One solution: a professional pet sitter. There are pet sitters who include horses and other farm animals in their services - though not all do.
"There's a lot who don't want to mess with the bigger animals," says Vanessa Walker, owner of Good Shepherd Petsitting. "I'm real comfortable with them. Some people are scared to death of horses or cattle or llamas or whatever. Nothing bothers me."
Walker, who was a vet technician for 10 years, lives in the Black Forest area and has plenty of animals, including goats, chickens, ducks, a donkey and a horse. Her client area includes Black Forest, Elbert, Peyton and Falcon.
The benefit of hiring a pet sitter vs. enlisting a friend or neighbor, she says, is that the pet sitter has expertise and a focus on the job at hand.
"When you pick a neighbor or a cousin or whatever, they're just doing it to be nice, and you can end up with some real messes." A trained pet sitter is also more prepared to handle any problems, Walker says.

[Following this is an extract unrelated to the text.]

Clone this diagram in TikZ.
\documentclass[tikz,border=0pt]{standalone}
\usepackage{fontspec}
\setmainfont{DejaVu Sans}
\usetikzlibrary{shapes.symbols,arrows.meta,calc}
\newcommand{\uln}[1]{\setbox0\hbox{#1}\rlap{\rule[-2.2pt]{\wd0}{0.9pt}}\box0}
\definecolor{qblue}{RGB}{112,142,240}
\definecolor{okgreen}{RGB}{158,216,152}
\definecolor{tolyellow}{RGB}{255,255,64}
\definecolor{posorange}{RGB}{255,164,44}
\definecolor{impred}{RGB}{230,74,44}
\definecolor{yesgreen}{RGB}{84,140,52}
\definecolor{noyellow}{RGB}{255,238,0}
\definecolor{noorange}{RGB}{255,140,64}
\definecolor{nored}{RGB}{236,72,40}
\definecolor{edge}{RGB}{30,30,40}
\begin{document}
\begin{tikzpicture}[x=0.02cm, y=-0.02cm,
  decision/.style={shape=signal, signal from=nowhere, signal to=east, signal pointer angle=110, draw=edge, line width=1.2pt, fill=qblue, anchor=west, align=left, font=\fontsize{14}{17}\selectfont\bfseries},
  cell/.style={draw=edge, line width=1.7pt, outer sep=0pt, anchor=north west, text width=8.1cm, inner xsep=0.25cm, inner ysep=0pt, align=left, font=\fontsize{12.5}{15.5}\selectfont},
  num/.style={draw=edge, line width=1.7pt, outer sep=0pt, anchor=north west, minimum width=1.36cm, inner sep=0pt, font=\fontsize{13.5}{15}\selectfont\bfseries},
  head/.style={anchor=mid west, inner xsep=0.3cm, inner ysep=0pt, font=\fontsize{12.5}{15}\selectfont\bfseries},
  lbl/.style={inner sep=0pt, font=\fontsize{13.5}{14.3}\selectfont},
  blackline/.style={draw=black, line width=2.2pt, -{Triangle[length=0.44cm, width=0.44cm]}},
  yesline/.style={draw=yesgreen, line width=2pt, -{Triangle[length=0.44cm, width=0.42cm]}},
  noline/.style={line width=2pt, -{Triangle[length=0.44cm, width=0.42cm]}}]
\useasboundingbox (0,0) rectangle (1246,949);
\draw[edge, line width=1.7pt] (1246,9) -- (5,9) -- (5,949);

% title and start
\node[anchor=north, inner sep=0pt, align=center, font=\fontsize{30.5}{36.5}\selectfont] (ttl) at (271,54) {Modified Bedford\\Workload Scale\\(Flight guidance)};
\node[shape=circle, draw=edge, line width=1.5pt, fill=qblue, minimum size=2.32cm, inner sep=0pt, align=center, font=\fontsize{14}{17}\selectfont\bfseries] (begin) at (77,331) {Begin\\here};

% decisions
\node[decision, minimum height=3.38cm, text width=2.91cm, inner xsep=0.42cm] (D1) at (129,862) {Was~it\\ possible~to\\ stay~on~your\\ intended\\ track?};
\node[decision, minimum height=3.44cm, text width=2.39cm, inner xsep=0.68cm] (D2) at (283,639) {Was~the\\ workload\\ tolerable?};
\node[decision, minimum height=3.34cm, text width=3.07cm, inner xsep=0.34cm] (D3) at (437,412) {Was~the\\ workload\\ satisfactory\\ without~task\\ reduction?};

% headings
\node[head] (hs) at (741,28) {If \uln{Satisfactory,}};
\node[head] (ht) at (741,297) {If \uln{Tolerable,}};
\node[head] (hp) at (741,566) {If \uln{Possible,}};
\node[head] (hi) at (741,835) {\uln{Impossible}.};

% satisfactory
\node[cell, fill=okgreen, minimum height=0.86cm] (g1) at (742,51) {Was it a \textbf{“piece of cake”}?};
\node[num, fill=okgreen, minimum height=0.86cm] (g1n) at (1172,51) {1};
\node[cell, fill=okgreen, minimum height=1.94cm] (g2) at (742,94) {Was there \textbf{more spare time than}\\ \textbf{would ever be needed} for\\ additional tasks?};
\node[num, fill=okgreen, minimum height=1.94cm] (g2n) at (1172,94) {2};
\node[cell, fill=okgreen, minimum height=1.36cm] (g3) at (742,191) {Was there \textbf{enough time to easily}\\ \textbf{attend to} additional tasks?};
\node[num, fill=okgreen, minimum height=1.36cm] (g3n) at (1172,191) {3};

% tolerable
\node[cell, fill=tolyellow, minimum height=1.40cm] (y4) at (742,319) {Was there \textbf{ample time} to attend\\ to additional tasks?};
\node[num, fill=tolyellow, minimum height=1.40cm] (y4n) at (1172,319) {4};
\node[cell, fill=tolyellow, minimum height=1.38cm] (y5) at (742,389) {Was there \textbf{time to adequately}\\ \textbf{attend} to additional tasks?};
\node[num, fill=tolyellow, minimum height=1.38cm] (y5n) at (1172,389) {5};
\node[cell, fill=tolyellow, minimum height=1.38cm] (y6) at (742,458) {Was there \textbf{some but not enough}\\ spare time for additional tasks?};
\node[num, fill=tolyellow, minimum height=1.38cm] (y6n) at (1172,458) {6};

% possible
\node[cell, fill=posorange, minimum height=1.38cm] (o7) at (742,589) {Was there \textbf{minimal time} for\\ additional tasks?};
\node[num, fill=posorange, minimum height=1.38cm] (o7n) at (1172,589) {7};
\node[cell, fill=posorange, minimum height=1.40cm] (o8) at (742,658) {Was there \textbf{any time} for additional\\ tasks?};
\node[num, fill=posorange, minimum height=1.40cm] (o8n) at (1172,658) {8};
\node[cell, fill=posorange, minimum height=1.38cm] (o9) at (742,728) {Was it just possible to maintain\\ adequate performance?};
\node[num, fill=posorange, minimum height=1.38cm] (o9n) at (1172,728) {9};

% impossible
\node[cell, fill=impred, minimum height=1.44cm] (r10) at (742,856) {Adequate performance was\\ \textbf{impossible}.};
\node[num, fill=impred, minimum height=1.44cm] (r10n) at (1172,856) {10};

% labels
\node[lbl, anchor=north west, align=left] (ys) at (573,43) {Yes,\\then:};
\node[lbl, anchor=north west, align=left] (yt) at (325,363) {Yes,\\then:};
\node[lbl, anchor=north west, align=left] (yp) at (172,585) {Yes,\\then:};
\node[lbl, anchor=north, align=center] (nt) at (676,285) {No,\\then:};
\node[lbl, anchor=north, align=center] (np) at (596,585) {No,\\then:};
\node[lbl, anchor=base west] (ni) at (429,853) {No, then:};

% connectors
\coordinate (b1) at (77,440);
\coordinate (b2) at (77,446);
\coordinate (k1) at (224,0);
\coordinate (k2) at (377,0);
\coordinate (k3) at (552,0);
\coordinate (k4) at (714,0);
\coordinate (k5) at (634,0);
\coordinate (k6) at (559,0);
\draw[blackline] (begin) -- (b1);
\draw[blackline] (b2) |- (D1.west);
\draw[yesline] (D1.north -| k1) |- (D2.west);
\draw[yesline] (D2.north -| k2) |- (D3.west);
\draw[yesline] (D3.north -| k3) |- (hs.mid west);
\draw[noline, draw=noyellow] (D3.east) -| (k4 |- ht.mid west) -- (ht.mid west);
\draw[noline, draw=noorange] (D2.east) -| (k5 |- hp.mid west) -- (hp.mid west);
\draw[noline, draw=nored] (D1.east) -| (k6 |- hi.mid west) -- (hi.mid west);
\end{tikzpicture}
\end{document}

"You want someone there who loves the animals, who wants you to be happy, who understands the animals."
Patricia Hunnybun of Pampered Pets & People has numerous clients with farm animals; she has cared for, among others, horses, mules, goats, chickens - one client had nearly two dozen chickens - and alpacas. She managed a stable in Minnesota when she lived there, so she has plenty of equine experience.
Hunnybun cautions that anyone can call themselves a pet sitter - and also claim experience they don't have. Ask for references and credentials, she says, and be wary of the "casual" pet sitter.

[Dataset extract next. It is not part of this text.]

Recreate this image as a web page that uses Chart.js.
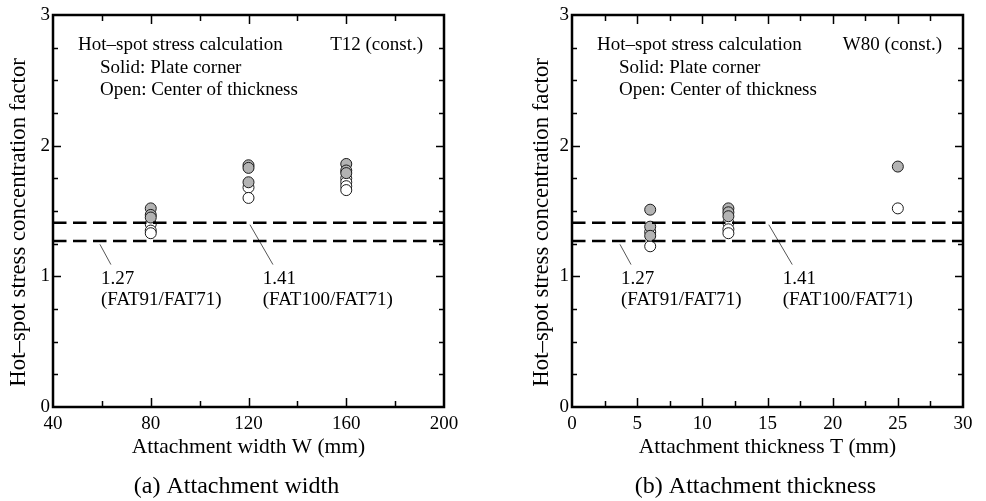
<!DOCTYPE html>
<html><head><meta charset="utf-8">
<script src="https://cdn.jsdelivr.net/npm/chart.js@4"></script>
<style>
html,body{margin:0;padding:0;background:#fff;}
#wrap{position:relative;width:986px;height:501px;background:#fff;}
.pane{position:absolute;top:0;width:493px;height:501px;}
</style></head><body>
<div id="wrap">
<div class="pane" style="left:0"><canvas id="cA" width="493" height="501"></canvas></div>
<div class="pane" style="left:493px"><canvas id="cB" width="493" height="501"></canvas></div>
</div>
<script>
// ---------- data: (a) attachment width, T12 constant ----------
const widthSolidX = [80, 80, 80, 120, 120, 120, 160, 160, 160];
const widthSolidY = [1.52, 1.47, 1.45, 1.85, 1.83, 1.72, 1.86, 1.81, 1.79];
const widthOpenX  = [80, 80, 80, 120, 120, 160, 160, 160, 160];
const widthOpenY  = [1.40, 1.35, 1.33, 1.68, 1.60, 1.75, 1.72, 1.69, 1.66];
const widthTickLabels = [40, 80, 120, 160, 200];

// ---------- data: (b) attachment thickness, W80 constant ----------
const thickSolidX = [6, 6, 6, 12, 12, 12, 25];
const thickSolidY = [1.51, 1.38, 1.31, 1.52, 1.49, 1.46, 1.84];
const thickOpenX  = [6, 6, 12, 12, 12, 25];
const thickOpenY  = [1.34, 1.23, 1.41, 1.36, 1.33, 1.52];
const thickTickLabels = [0, 5, 10, 15, 20, 25, 30];

// ---------- reference lines and labels ----------
const refLow = 1.27;
const refHigh = 1.41;
const labelLow = ['1.27', '(FAT91/FAT71)'];
const labelHigh = ['1.41', '(FAT100/FAT71)'];
const yTickLabels = [0, 1, 2, 3];
const yTitle = 'Hot\u2013spot stress concentration factor';
const noteLines = ['Hot\u2013spot stress calculation', 'Solid: Plate corner', 'Open: Center of thickness'];

// leader lines (data units)
const widthLeaderLowX = [59.2, 63.7];
const widthLeaderHighX = [120.6, 130.0];
const thickLeaderLowX = [3.68, 4.53];
const thickLeaderHighX = [15.1, 16.9];
const leaderY = [1.245, 1.09];
const leaderHighY = [1.395, 1.09];

const SERIF = '"Liberation Serif", "Times New Roman", serif';

function pts(xs, ys) { return xs.map((x, i) => ({x: x, y: ys[i]})); }

const panelPlugin = {
  id: 'panelPlugin',
  afterDatasetsDraw(chart) {
    const o = chart.options.plugins.panelPlugin;
    const ctx = chart.ctx, a = chart.chartArea;
    const xs = chart.scales.x, ys = chart.scales.y;
    ctx.save();
    ctx.strokeStyle = '#000';
    // inward ticks
    ctx.lineWidth = 1.5;
    xs.ticks.forEach(t => {
      if (t.value <= xs.min || t.value >= xs.max) return;
      const px = Math.round(xs.getPixelForValue(t.value)) + 0.5;
      const len = o.xMajor.includes(t.value) ? 9 : 6;
      ctx.beginPath();
      ctx.moveTo(px, a.bottom); ctx.lineTo(px, a.bottom - len);
      ctx.moveTo(px, a.top); ctx.lineTo(px, a.top + len);
      ctx.stroke();
    });
    ys.ticks.forEach(t => {
      if (t.value <= ys.min || t.value >= ys.max) return;
      const py = Math.round(ys.getPixelForValue(t.value)) + 0.5;
      const len = yTickLabels.includes(t.value) ? 8 : 5;
      ctx.beginPath();
      ctx.moveTo(a.left, py); ctx.lineTo(a.left + len, py);
      ctx.moveTo(a.right, py); ctx.lineTo(a.right - len, py);
      ctx.stroke();
    });
    // frame
    ctx.lineWidth = 2.5;
    ctx.strokeRect(a.left, a.top, a.right - a.left, a.bottom - a.top);
    // texts
    ctx.fillStyle = '#000';
    ctx.font = '19px ' + SERIF;
    ctx.textBaseline = 'alphabetic';
    ctx.textAlign = 'left';
    ctx.fillText(noteLines[0], a.left + 25, a.top + 35);
    ctx.fillText(noteLines[1], a.left + 47, a.top + 57.5);
    ctx.fillText(noteLines[2], a.left + 47, a.top + 80);
    ctx.textAlign = 'right';
    ctx.fillText(o.constText, a.right - 21, a.top + 35);
    ctx.textAlign = 'left';
    const yb1 = ys.getPixelForValue(0.943), yb2 = ys.getPixelForValue(0.782);
    const xl = xs.getPixelForValue(o.lowTextX), xh = xs.getPixelForValue(o.highTextX);
    ctx.fillText(labelLow[0], xl, yb1);
    ctx.fillText(labelLow[1], xl, yb2);
    ctx.fillText(labelHigh[0], xh, yb1);
    ctx.fillText(labelHigh[1], xh, yb2);
    // caption
    ctx.font = '24px ' + SERIF;
    ctx.textAlign = 'center';
    ctx.fillText(o.caption, (a.left + a.right) / 2 - 12, 493);
    ctx.restore();
  }
};

function makeChart(id, cfg) {
  const refLine = (yv) => ({
    type: 'line', data: [{x: cfg.xmin, y: yv}, {x: cfg.xmax, y: yv}],
    borderColor: '#000', borderWidth: 2.5, borderDash: [13.5, 6.5],
    pointRadius: 0, fill: false, order: 0
  });
  const leader = (xsArr, ysArr) => ({
    type: 'line', data: pts(xsArr, ysArr), borderColor: '#555', borderWidth: 1,
    pointRadius: 0, fill: false, order: 0
  });
  return new Chart(document.getElementById(id), {
    type: 'scatter',
    data: {
      datasets: [
        refLine(refHigh), refLine(refLow),
        leader(cfg.leaderLowX, leaderY), leader(cfg.leaderHighX, leaderHighY),
        { data: pts(cfg.openX, cfg.openY), backgroundColor: '#ffffff', borderColor: '#1a1a1a',
          borderWidth: 1, pointRadius: 5.5, order: 2 },
        { data: pts(cfg.solidX, cfg.solidY), backgroundColor: '#b3b3b3', borderColor: '#1a1a1a',
          borderWidth: 1, pointRadius: 5.5, order: 1 }
      ]
    },
    options: {
      responsive: false, animation: false,
      layout: { autoPadding: false, padding: { left: 0, right: cfg.padRight, top: 15, bottom: 0 } },
      plugins: {
        legend: { display: false }, tooltip: { enabled: false },
        panelPlugin: cfg.plugin
      },
      scales: {
        x: {
          type: 'linear', min: cfg.xmin, max: cfg.xmax,
          grid: { display: false, drawTicks: false }, border: { display: false },
          ticks: {
            stepSize: cfg.xstep, autoSkip: false, maxRotation: 0, padding: 6,
            color: '#000', font: { family: SERIF, size: 19 },
            callback: v => cfg.xLabels.includes(v) ? String(v) : ''
          },
          title: { display: true, text: cfg.xTitle, color: '#000',
            font: { family: SERIF, size: 21.5, lineHeight: 1.2 }, padding: { top: 0, bottom: 41 } },
          afterFit: s => { s.height = 94; }
        },
        y: {
          type: 'linear', min: 0, max: 3,
          grid: { display: false, drawTicks: false }, border: { display: false },
          ticks: {
            stepSize: 0.25, autoSkip: false, padding: 3,
            color: '#000', font: { family: SERIF, size: 19 },
            callback: v => yTickLabels.includes(v) ? String(v) : ''
          },
          title: { display: true, text: yTitle + '    ', color: '#000',
            font: { family: SERIF, size: 22.8, lineHeight: 1.2 }, padding: { top: cfg.yTitlePad, bottom: 0 } },
          afterFit: s => { s.width = cfg.yWidth; }
        }
      }
    },
    plugins: [panelPlugin]
  });
}

makeChart('cA', {
  xmin: 40, xmax: 200, xstep: 20, xLabels: widthTickLabels,
  solidX: widthSolidX, solidY: widthSolidY, openX: widthOpenX, openY: widthOpenY,
  leaderLowX: widthLeaderLowX, leaderHighX: widthLeaderHighX,
  padRight: 49, yWidth: 53, yTitlePad: 5.3,
  xTitle: 'Attachment width W (mm)',
  plugin: { xMajor: widthTickLabels, constText: 'T12 (const.)', caption: '(a) Attachment width',
    lowTextX: 59.6, highTextX: 125.8 }
});

makeChart('cB', {
  xmin: 0, xmax: 30, xstep: 2.5, xLabels: thickTickLabels,
  solidX: thickSolidX, solidY: thickSolidY, openX: thickOpenX, openY: thickOpenY,
  leaderLowX: thickLeaderLowX, leaderHighX: thickLeaderHighX,
  padRight: 23, yWidth: 79, yTitlePad: 35,
  xTitle: 'Attachment thickness T (mm)',
  plugin: { xMajor: thickTickLabels, constText: 'W80 (const.)', caption: '(b) Attachment thickness',
    lowTextX: 3.76, highTextX: 16.17 }
});
</script>
</body></html>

"High-quality pet sitters are going to be accredited, certified, bonded and insured," she says.
Of course, hiring a pet sitter costs money; calling on a neighbor or friend doesn't, though the experience can cost you in other ways - such as a frayed friendship - depending on whether that neighbor or friend lives up to expectations. (Think escaped dog or piled-up poo or the cat they forgot to feed.)

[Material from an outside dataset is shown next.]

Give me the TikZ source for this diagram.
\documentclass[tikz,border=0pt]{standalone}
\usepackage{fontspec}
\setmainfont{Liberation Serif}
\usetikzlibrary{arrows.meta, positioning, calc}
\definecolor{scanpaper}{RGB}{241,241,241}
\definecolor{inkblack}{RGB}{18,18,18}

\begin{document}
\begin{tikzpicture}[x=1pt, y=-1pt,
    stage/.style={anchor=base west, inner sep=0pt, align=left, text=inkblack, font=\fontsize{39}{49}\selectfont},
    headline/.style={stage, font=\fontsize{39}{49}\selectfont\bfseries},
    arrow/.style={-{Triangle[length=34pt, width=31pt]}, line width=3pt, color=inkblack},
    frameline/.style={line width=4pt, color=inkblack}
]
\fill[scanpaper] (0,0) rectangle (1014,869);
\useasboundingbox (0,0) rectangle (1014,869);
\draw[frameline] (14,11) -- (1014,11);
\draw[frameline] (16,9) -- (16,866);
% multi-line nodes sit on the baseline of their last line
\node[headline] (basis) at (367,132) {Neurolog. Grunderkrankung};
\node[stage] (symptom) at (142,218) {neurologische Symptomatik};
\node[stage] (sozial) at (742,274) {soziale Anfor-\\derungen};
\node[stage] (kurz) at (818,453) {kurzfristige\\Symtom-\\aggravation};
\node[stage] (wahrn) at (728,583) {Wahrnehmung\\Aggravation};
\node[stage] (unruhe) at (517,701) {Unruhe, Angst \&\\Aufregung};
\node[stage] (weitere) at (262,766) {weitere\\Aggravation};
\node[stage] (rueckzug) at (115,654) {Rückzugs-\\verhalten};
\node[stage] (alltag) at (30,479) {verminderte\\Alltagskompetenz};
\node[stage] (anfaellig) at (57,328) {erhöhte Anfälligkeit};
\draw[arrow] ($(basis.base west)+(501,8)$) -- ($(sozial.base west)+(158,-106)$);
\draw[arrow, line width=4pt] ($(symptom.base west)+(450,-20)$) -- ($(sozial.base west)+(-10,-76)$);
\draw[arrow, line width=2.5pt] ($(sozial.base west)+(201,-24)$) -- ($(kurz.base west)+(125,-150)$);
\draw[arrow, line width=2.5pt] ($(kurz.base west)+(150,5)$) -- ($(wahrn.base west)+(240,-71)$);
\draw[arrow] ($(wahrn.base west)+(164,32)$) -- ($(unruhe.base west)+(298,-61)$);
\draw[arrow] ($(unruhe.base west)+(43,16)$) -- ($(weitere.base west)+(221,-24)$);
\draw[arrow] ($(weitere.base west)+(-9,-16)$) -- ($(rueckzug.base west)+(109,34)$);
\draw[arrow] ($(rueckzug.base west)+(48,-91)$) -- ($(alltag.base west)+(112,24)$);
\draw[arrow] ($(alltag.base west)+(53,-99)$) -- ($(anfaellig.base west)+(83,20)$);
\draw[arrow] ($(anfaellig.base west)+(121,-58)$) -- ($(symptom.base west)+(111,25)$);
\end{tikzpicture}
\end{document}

Hiring a sitter for all our critters wouldn't necessarily drain our bank account; Walker and Hunnybun charge by the visit, not the number of animals seen during that visit. Hunnybun charges $25 to $30 for a standard visit up to 40 minutes; a longer visit will cost a bit more. Even at a sprint, I don't think you could get through all our critters in 40 minutes.
Hunnybun keeps her customers to a maximum of four or five a day "to ensure the quality time I have committed to." Business has been brisk enough that she has had to turn away some new clients. January and February are often slow months, but she says she hasn't had a day off this year and probably won't until July.
Not that she's complaining.
"I'm in this profession because I have a passion for animals. I love what I do."